EXERCISE GOAL -> Open with the line that has "Recreate this image"; close with the line that has "ctx.fillText(ds[1].label, 192, 73);". Retype those lines exactly, images excluded.
<<<<
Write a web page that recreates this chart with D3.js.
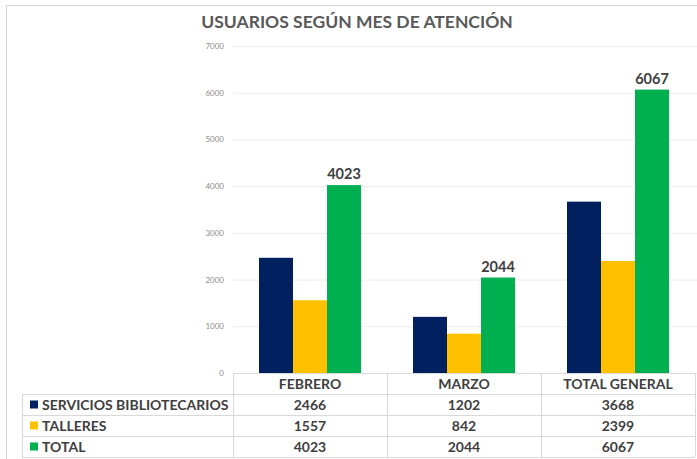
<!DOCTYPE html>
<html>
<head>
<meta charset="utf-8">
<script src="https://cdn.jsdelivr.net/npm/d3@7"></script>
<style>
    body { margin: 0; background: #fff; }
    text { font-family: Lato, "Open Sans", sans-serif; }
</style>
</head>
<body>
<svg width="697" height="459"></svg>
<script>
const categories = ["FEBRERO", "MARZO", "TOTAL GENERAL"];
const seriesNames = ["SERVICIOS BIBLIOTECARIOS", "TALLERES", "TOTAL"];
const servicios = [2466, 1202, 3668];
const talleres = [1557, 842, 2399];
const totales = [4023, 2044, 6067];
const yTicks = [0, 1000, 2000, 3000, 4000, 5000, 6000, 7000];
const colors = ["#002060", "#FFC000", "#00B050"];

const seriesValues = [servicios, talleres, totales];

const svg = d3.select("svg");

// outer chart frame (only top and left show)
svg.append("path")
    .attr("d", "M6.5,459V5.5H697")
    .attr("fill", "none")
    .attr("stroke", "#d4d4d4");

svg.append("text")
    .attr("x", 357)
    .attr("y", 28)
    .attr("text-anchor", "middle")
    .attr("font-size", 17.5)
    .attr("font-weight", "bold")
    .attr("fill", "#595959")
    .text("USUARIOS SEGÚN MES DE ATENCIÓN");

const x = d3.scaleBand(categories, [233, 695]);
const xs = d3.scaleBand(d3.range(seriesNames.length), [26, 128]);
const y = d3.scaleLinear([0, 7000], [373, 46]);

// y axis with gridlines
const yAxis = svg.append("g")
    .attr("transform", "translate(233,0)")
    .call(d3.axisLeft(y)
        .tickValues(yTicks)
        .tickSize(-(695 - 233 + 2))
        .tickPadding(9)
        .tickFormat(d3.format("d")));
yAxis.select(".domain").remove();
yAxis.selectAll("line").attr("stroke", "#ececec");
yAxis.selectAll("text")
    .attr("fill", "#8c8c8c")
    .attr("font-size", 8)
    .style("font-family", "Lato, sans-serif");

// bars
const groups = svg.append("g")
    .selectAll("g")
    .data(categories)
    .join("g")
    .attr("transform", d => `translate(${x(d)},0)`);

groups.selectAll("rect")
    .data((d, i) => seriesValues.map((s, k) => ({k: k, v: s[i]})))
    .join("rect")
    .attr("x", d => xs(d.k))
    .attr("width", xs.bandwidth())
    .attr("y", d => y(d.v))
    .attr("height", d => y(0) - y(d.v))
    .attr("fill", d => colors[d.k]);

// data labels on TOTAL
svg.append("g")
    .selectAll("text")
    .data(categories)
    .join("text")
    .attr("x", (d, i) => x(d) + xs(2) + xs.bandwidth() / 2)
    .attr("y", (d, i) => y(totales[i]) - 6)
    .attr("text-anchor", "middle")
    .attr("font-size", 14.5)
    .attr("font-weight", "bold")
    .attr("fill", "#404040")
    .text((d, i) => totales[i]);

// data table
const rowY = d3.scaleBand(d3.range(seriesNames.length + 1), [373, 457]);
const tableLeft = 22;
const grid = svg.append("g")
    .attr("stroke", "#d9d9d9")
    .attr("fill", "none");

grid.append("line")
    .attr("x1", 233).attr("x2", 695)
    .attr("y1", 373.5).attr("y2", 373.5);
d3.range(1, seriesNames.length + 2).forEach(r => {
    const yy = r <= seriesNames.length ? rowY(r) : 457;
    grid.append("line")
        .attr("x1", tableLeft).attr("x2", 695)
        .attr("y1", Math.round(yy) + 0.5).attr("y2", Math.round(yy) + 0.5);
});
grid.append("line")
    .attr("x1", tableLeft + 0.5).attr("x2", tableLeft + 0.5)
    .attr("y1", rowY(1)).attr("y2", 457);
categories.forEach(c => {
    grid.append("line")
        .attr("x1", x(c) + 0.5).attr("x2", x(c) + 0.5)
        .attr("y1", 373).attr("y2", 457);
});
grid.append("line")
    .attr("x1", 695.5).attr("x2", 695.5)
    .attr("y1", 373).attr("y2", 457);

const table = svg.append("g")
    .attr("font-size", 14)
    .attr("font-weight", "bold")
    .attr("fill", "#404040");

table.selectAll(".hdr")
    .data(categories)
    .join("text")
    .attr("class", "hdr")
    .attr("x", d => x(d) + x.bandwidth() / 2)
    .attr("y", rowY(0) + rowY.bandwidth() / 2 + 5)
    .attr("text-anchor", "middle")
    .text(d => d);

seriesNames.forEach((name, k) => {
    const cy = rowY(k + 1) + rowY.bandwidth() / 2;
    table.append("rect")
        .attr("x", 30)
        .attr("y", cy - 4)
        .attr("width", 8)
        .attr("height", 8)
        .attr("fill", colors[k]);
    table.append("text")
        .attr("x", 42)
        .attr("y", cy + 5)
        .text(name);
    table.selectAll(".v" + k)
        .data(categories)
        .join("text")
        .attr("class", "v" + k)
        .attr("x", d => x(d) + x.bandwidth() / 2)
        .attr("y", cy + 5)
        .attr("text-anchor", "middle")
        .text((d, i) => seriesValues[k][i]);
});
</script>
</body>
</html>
>>>>
<<<<
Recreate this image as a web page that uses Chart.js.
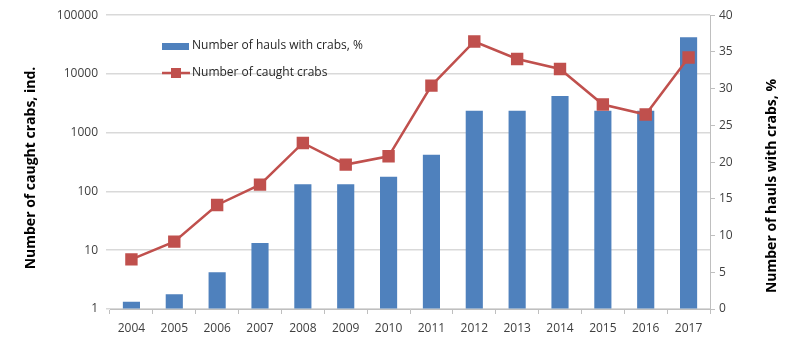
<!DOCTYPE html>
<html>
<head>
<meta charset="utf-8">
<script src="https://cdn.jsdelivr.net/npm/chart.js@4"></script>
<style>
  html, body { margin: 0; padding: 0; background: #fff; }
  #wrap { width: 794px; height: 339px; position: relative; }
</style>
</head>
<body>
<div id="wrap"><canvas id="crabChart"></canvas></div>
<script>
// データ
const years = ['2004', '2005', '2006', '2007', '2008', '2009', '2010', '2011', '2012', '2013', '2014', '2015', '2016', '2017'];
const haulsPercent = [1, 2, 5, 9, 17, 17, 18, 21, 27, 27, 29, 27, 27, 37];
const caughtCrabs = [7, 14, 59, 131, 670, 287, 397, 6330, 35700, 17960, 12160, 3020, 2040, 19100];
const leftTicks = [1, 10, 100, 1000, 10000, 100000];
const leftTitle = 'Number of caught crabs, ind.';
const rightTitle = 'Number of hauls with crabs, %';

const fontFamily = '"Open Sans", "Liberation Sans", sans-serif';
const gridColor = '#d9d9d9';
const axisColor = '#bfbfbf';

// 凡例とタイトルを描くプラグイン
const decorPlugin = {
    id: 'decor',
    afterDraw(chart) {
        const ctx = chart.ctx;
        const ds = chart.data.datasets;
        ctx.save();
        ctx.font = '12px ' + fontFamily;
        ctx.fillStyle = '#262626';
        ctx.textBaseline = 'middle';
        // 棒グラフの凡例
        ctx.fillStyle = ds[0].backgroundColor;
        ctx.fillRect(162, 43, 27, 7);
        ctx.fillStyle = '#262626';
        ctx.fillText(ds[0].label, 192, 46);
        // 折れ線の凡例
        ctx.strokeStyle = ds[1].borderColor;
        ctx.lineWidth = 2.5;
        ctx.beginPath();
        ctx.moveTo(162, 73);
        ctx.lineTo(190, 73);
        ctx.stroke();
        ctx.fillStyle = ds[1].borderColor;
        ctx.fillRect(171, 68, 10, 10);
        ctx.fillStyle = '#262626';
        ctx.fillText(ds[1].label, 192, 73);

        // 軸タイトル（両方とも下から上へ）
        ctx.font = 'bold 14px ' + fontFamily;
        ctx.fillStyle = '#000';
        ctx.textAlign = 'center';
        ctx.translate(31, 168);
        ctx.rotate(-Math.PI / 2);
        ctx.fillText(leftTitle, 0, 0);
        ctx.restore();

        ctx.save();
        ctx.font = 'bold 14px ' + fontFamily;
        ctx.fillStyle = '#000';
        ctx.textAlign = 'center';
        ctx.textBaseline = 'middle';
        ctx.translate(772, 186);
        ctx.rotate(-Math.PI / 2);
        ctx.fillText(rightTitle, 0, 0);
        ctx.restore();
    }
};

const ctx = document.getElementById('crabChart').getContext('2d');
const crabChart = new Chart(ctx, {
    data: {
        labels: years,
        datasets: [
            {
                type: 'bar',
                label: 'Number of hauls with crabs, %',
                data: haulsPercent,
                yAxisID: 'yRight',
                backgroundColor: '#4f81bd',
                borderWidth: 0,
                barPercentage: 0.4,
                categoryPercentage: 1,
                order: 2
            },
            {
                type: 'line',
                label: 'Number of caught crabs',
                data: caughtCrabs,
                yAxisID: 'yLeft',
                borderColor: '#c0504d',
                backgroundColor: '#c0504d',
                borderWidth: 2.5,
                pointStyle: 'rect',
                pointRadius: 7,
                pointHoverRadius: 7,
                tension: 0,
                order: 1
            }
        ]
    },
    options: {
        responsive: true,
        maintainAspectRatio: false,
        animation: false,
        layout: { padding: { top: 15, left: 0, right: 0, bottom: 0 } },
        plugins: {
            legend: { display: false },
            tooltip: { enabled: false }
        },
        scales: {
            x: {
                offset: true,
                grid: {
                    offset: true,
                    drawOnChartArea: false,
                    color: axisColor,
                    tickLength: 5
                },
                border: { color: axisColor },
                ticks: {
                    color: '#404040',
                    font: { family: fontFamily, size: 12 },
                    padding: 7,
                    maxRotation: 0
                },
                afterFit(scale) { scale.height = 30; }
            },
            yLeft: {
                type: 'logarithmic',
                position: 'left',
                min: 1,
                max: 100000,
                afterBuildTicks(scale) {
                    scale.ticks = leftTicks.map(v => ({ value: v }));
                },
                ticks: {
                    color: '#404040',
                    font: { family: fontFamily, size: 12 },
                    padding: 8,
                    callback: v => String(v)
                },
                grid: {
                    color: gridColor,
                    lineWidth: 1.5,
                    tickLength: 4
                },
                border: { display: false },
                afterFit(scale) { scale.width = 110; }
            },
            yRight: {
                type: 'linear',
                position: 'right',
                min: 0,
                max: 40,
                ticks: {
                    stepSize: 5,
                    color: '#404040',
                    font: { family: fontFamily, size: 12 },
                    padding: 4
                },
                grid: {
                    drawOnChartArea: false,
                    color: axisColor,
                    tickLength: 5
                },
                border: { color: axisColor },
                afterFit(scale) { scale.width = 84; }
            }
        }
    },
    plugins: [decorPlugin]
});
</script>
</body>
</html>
>>>>
<<<<
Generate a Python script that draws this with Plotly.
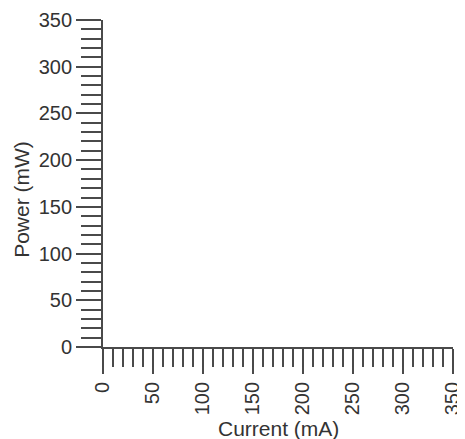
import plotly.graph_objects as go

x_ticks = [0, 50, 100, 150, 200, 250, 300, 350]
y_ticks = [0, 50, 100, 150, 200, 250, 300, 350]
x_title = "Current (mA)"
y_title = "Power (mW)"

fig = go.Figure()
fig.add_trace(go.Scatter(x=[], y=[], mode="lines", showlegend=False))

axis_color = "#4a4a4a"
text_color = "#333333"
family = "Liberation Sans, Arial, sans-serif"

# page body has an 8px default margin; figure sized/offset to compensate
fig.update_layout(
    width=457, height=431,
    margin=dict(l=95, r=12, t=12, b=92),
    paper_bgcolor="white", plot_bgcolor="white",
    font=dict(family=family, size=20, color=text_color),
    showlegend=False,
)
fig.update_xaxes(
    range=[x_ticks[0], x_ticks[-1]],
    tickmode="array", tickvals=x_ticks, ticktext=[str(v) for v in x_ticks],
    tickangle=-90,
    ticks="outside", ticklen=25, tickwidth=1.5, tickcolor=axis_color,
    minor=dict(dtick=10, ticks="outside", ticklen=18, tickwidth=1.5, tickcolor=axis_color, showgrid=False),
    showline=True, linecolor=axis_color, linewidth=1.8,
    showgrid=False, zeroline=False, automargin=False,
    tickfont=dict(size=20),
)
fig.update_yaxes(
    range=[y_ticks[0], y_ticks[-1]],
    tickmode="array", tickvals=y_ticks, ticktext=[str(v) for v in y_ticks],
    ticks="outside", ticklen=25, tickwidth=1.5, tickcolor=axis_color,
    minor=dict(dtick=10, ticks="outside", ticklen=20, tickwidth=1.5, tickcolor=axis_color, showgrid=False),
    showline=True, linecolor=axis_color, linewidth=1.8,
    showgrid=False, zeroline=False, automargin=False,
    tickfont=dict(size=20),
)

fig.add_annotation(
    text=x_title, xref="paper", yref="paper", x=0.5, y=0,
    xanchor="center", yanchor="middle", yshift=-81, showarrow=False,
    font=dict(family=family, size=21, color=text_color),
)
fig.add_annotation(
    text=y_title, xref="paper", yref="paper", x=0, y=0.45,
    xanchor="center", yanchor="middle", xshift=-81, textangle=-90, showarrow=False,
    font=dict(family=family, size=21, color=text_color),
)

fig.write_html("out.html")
>>>>
ANSWER TO THIS EXERCISE ->
Recreate this image as a web page that uses Chart.js.
<!DOCTYPE html>
<html>
<head>
<meta charset="utf-8">
<script src="https://cdn.jsdelivr.net/npm/chart.js@4"></script>
<style>
  html, body { margin: 0; padding: 0; background: #fff; }
  #wrap { width: 794px; height: 339px; position: relative; }
</style>
</head>
<body>
<div id="wrap"><canvas id="crabChart"></canvas></div>
<script>
// データ
const years = ['2004', '2005', '2006', '2007', '2008', '2009', '2010', '2011', '2012', '2013', '2014', '2015', '2016', '2017'];
const haulsPercent = [1, 2, 5, 9, 17, 17, 18, 21, 27, 27, 29, 27, 27, 37];
const caughtCrabs = [7, 14, 59, 131, 670, 287, 397, 6330, 35700, 17960, 12160, 3020, 2040, 19100];
const leftTicks = [1, 10, 100, 1000, 10000, 100000];
const leftTitle = 'Number of caught crabs, ind.';
const rightTitle = 'Number of hauls with crabs, %';

const fontFamily = '"Open Sans", "Liberation Sans", sans-serif';
const gridColor = '#d9d9d9';
const axisColor = '#bfbfbf';

// 凡例とタイトルを描くプラグイン
const decorPlugin = {
    id: 'decor',
    afterDraw(chart) {
        const ctx = chart.ctx;
        const ds = chart.data.datasets;
        ctx.save();
        ctx.font = '12px ' + fontFamily;
        ctx.fillStyle = '#262626';
        ctx.textBaseline = 'middle';
        // 棒グラフの凡例
        ctx.fillStyle = ds[0].backgroundColor;
        ctx.fillRect(162, 43, 27, 7);
        ctx.fillStyle = '#262626';
        ctx.fillText(ds[0].label, 192, 46);
        // 折れ線の凡例
        ctx.strokeStyle = ds[1].borderColor;
        ctx.lineWidth = 2.5;
        ctx.beginPath();
        ctx.moveTo(162, 73);
        ctx.lineTo(190, 73);
        ctx.stroke();
        ctx.fillStyle = ds[1].borderColor;
        ctx.fillRect(171, 68, 10, 10);
        ctx.fillStyle = '#262626';
        ctx.fillText(ds[1].label, 192, 73);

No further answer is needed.